Walmart has vowed to “stop keeping personal care products designed for people of color in locked display cases,” Reuters reported on Thursday, “after the practice drew flak online with many saying it suggested customers for these products cannot be trusted.” In a statement this week, the retail titan said, “We have made the decision to discontinue placing multicultural hair care and beauty products in locked cases,” confirming that the practice was in place in approximately a dozen of its nearly 5,000 stores across the U.S. to deter theft. 

“The criticism of the retailer comes at a time when the U.S. has been rocked by protests against racial discrimination, following the killing of an unarmed black man, George Floyd, on May 25,” the publication reported, but it is worth noting that the backlash against Walmart predates recent unrest. In fact, Walmart, which maintains the title of the world’s largest physical retailer with sales of $514.4 billion in 2019, was sued in March 2018 for allegedly locking “hair and body products meant for African-Americans … behind glass shelves and segregating [them] from products for non African-Americans.”

In her complaint, which was filed in a California State court, Southern California-based Essie Grundy claimed that Walmart ran afoul of the Unruh Civil Rights Act and California’s Business and Professions Code, the latter of which prohibits any “unlawful, unfair or fraudulent business act or practice,” by systematically “singling [consumers] out because of their race.” 

The case appears to have ultimately settled out of court (after being removed to federal court), with counsel for Grundy filing a joint stipulation to voluntarily dismiss the case in November 2019. However, before the parties quietly resolved the matter in a confidential capacity (Grundy was seeking monetary damages and a court order to permanently enjoin Walmart from “denying full access to consumer products for African-Americans by unlocking products from glass cases/boxes and/or displaying them in [a dissimilar] manner as non-African-American products”), Walmart was publicly called out by identical claims from another consumer. 

In August 2019, Jasmine Saunders accused the retailer of allegedly separating products at another one of its California locations. In order to access an array of cosmetics and beauty products marketed exclusively to Black men and women, store-goers need assistance from a Walmart employee, Jasmine Saunderstold NBC of her experience at a Walmart store in Riverside, California.
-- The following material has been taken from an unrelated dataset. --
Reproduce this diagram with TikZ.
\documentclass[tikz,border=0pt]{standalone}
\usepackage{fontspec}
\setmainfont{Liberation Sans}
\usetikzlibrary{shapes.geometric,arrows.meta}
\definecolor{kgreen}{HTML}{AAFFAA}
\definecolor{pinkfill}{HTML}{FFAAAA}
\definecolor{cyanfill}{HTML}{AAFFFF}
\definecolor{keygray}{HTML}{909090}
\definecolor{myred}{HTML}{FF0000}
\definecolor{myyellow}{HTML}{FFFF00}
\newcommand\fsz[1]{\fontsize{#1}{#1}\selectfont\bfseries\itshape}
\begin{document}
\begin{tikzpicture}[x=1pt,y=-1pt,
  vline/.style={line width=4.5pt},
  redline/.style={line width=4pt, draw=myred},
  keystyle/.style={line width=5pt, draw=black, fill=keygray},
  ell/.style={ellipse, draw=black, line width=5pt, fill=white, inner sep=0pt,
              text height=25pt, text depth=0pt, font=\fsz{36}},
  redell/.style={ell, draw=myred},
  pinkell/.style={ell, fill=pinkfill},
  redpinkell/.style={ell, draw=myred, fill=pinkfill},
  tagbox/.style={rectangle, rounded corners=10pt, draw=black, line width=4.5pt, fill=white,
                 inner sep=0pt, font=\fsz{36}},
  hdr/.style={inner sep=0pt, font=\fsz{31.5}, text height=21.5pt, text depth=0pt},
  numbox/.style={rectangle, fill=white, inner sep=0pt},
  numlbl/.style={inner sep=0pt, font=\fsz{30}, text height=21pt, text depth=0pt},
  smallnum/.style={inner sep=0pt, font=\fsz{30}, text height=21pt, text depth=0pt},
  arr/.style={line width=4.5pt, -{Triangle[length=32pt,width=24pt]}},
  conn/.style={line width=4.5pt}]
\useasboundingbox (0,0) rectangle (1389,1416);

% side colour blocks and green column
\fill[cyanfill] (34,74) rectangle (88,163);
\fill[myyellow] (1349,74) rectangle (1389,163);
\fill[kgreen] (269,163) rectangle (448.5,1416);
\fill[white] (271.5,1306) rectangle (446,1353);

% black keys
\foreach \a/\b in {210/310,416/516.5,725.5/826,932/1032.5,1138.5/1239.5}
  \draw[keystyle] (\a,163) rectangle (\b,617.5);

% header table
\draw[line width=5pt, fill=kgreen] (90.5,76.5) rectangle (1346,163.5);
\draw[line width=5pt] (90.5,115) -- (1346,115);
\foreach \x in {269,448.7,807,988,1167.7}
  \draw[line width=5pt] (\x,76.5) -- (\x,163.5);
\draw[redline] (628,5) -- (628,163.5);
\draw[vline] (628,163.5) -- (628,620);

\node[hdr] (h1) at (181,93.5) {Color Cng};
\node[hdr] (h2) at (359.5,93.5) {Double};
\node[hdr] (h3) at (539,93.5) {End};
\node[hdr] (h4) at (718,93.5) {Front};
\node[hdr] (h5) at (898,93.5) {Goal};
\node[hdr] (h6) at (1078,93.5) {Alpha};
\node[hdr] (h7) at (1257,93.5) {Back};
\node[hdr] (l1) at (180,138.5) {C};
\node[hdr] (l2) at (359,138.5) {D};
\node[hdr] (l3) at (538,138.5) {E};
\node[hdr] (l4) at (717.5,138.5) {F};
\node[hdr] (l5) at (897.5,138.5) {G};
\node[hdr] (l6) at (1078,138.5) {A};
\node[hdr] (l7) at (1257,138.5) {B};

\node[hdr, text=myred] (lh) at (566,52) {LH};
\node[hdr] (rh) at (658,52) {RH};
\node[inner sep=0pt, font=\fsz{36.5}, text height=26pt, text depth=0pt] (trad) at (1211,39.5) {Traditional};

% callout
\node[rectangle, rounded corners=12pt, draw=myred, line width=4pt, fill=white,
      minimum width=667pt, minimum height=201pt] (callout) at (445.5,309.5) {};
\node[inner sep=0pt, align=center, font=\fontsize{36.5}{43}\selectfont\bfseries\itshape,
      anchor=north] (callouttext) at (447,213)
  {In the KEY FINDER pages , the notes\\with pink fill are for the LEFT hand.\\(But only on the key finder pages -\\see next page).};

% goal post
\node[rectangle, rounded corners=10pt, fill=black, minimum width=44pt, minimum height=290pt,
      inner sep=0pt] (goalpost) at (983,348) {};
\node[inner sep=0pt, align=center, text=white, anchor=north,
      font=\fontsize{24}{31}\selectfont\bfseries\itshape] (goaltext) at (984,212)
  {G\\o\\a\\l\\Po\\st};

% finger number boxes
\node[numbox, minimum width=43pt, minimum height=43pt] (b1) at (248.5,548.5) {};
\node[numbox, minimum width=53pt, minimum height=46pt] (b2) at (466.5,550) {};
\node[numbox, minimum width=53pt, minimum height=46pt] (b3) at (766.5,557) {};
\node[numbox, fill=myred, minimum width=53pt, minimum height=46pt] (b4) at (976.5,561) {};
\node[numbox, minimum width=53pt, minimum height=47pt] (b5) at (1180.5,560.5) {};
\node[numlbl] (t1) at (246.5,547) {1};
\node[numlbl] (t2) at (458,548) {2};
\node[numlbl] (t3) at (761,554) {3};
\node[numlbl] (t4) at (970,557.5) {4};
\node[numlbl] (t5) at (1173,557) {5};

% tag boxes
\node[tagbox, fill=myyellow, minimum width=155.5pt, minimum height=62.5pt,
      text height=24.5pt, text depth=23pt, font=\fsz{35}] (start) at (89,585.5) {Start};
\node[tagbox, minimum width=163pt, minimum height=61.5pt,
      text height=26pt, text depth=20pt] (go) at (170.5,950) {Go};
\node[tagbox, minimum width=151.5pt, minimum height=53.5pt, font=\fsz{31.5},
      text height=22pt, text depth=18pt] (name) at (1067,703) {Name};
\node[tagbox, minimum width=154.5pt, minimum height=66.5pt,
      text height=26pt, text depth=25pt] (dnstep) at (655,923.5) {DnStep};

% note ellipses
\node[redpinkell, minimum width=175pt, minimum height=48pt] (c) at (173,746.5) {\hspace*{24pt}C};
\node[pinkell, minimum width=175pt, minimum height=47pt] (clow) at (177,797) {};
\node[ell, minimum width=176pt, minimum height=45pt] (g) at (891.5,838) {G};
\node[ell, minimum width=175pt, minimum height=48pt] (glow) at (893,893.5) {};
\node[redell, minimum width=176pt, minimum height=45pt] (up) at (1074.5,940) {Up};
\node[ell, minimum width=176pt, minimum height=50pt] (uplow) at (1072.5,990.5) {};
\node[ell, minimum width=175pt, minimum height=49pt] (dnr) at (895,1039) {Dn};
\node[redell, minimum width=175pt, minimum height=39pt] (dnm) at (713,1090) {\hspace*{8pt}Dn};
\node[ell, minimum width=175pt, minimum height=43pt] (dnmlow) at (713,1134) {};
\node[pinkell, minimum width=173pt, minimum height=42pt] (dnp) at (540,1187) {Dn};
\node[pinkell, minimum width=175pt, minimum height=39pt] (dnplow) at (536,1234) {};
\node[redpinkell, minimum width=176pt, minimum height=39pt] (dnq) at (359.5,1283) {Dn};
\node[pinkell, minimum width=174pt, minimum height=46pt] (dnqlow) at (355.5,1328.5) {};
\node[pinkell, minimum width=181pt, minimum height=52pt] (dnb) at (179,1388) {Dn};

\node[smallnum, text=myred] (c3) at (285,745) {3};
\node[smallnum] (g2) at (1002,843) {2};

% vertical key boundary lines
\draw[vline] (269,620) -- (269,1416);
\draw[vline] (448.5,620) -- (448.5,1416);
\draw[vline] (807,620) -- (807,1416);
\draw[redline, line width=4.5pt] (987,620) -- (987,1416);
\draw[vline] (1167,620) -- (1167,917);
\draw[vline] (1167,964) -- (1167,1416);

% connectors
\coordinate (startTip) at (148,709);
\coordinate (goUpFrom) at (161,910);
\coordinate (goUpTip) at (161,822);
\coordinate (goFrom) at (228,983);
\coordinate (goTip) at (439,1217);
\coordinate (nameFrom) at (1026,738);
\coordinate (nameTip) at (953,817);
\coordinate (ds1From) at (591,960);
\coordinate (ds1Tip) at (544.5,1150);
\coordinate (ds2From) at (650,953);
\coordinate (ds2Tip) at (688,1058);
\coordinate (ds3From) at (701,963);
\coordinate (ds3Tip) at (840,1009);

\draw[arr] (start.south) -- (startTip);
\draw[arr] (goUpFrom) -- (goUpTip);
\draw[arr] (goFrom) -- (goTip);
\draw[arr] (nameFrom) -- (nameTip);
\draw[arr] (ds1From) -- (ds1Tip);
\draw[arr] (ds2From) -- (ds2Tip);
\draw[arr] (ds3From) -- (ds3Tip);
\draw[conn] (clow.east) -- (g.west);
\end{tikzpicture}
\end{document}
After a customer makes his/her selection from the locked case, Saunders asserted that “a Walmart employee walks the items to the front of the store to be held until they are purchased,” thereby, further serving to alienate Black customers.

A spokesman for Walmart said at the time that the company does not tolerate discrimination of any kind in its stores and that “certain items are kept locked up for security reasons because they are more likely to be stolen.” 

This week, the company stated, “We’re sensitive to the issue and understand the concerns raised by our customers and members of the community.” 

UPDATED (June 12, 2020): “Drugstore chain CVS Health Corp joined Walmart in announcing it will stop keeping beauty and personal care products designed for people of color in locked display cases, after the practice drew criticism online,” Reuters reported. “We have a firm-nondiscrimination policy that applies to all aspects of our business and our product protection measures have never been based on the race or ethnicity of our customers,” CVS said in a statement, asserting that its “product protection measures have never been based on the race or ethnicity of our customers.” The company also stated that it has expanded its stock of products that “appeal to communities of color” by 35 percent over the past year.

At the same time, Walgreens Boots Alliance Inc., which owns Walgreens and Duane Reade, as well as Boots, an international chain, similarly stated that it will stop employing such measures in its sweeping network of stores.